You can just look at the corresponding object in the models list to find the parameters that go with any of the scores

image
image
This is like the latter but splits are only between consecutive eras/groups which is not true for the sklearn version.

2 Likes

I’m fairly new to this so sorry if this is a dumb question. Once you find the optimal set of parameters, and you’re ready to fit the model, is there a way to incorporate the era groups? Or would you just use fit() as normal?

@mdo thanks for the original post and for the plot, really illustrative. I’ve been participating in Numerai for a while but also been working as a data scientist in time series problems. I’ve always used the TimeSeriesSplit approach to force testing on “future” data but always tried to keep using the same amount of training data in each fold.
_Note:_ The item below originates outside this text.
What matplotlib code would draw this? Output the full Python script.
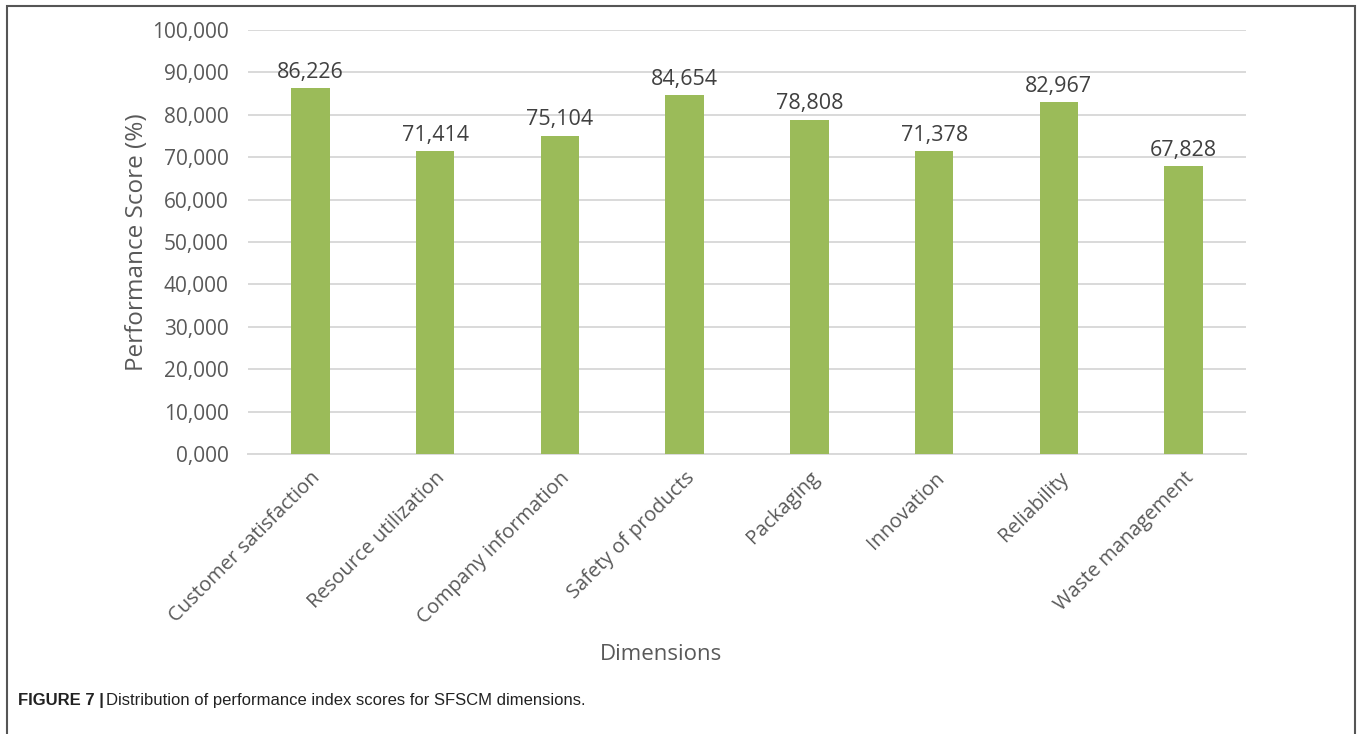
import matplotlib
matplotlib.use('Agg')
from matplotlib import pyplot as plt
from matplotlib.patches import Rectangle
from matplotlib.ticker import FuncFormatter

# 데이터
dimensions = ['Customer satisfaction', 'Resource utilization', 'Company information',
              'Safety of products', 'Packaging', 'Innovation', 'Reliability', 'Waste management']
scores = [86.226, 71.414, 75.104, 84.654, 78.808, 71.378, 82.967, 67.828]
yticks = [0, 10, 20, 30, 40, 50, 60, 70, 80, 90, 100]

plt.rcParams['font.family'] = ['Open Sans', 'DejaVu Sans']
gray = '#595959'

fig = plt.figure(figsize=(13.57, 7.34), dpi=100)
ax = fig.add_axes([248 / 1357, 1 - 454 / 734, (1246 - 248) / 1357, (454 - 30) / 734])

ax.bar(range(len(dimensions)), scores, width=0.31, color='#9BBB59', zorder=3)
for i, v in enumerate(scores):
    ax.text(i, v + 1.3, '{:,.3f}'.format(v).replace('.', ','), ha='center', va='bottom',
            fontsize=15.5, color='#404040')

ax.set_xlim(-0.5, len(dimensions) - 0.5)
ax.set_ylim(0, 100)
ax.set_yticks(yticks)
ax.yaxis.set_major_formatter(FuncFormatter(lambda y, p: '{:,.3f}'.format(y).replace('.', ',')))
ax.grid(axis='y', color='#D9D9D9', linewidth=1.4, zorder=0)
for s in ['top', 'right', 'left']:
    ax.spines[s].set_visible(False)
ax.spines['bottom'].set_color('#D9D9D9')
ax.spines['bottom'].set_linewidth(1.4)
ax.tick_params(axis='y', length=0, labelsize=15, colors=gray, pad=14)
ax.set_xticks(range(len(dimensions)))
ax.set_xticklabels(dimensions, rotation=45, ha='right', rotation_mode='anchor')
ax.tick_params(axis='x', length=0, labelsize=14.5, colors=gray, pad=10)

ax.set_ylabel('Performance Score (%)', fontsize=17.5, color=gray, labelpad=2)
fig.text(661 / 1357, 1 - 655 / 734, 'Dimensions', fontsize=16, color=gray, ha='center', va='center')

# 바깥 테두리
fig.patches.append(Rectangle((7 / 1357, -0.05), 1348 / 1357, 1.05 - 6 / 734, transform=fig.transFigure,
                             fill=False, edgecolor='#555555', linewidth=1.5))

fig.text(18 / 1357, 1 - 701 / 734, 'FIGURE 7 |', fontsize=12, fontweight='bold', color='#222222',
         family=['Liberation Sans Narrow', 'Liberation Sans'], va='center')
fig.text(106 / 1357, 1 - 701 / 734, 'Distribution of performance index scores for SFSCM dimensions.',
         fontsize=12, color='#222222', family=['Liberation Sans Narrow', 'Liberation Sans'], va='center')

fig.savefig('out.png', dpi=100)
I mean, if you are using 4 eras for training and 2 for testing in iteration 0, I’d prefer to use 4+2 also in iteration 1 and so on, but seems you’re using 8+2. I don’t have a strong opinion here, and since you are using the same approach for all models it should be ok. In my mind, it resonates as the average error metric won’t be accurate since I’d expect iteration 3 to be better (or worse if your model gets easily overfitted) than iteration 0 because it’s using more training data.

Edit: I’ve found an illustrative image for both approaches.

Is there some reasoning to use “Expanding window” over “sliding window”?

Many of my base models use time-series CV. Until @mdo made that post I did not think anybody else used it. For the models that I have using time-series-CV, I also used an expanding window. My reasoning is that I want the fold size to approach the size of the final training data set because if you use a fixed size which is much smaller than the final training data set size then you might train models that are too greedy and so there is a much greater chance of over-fitting. When we were only allowed 3 models I weighted those ensembles much more to the time-series CVed models and they reached the top 100 very quickly.

Edit: I clearly fail at reading and in-line responses. Zempe was already given an answer to the posed question.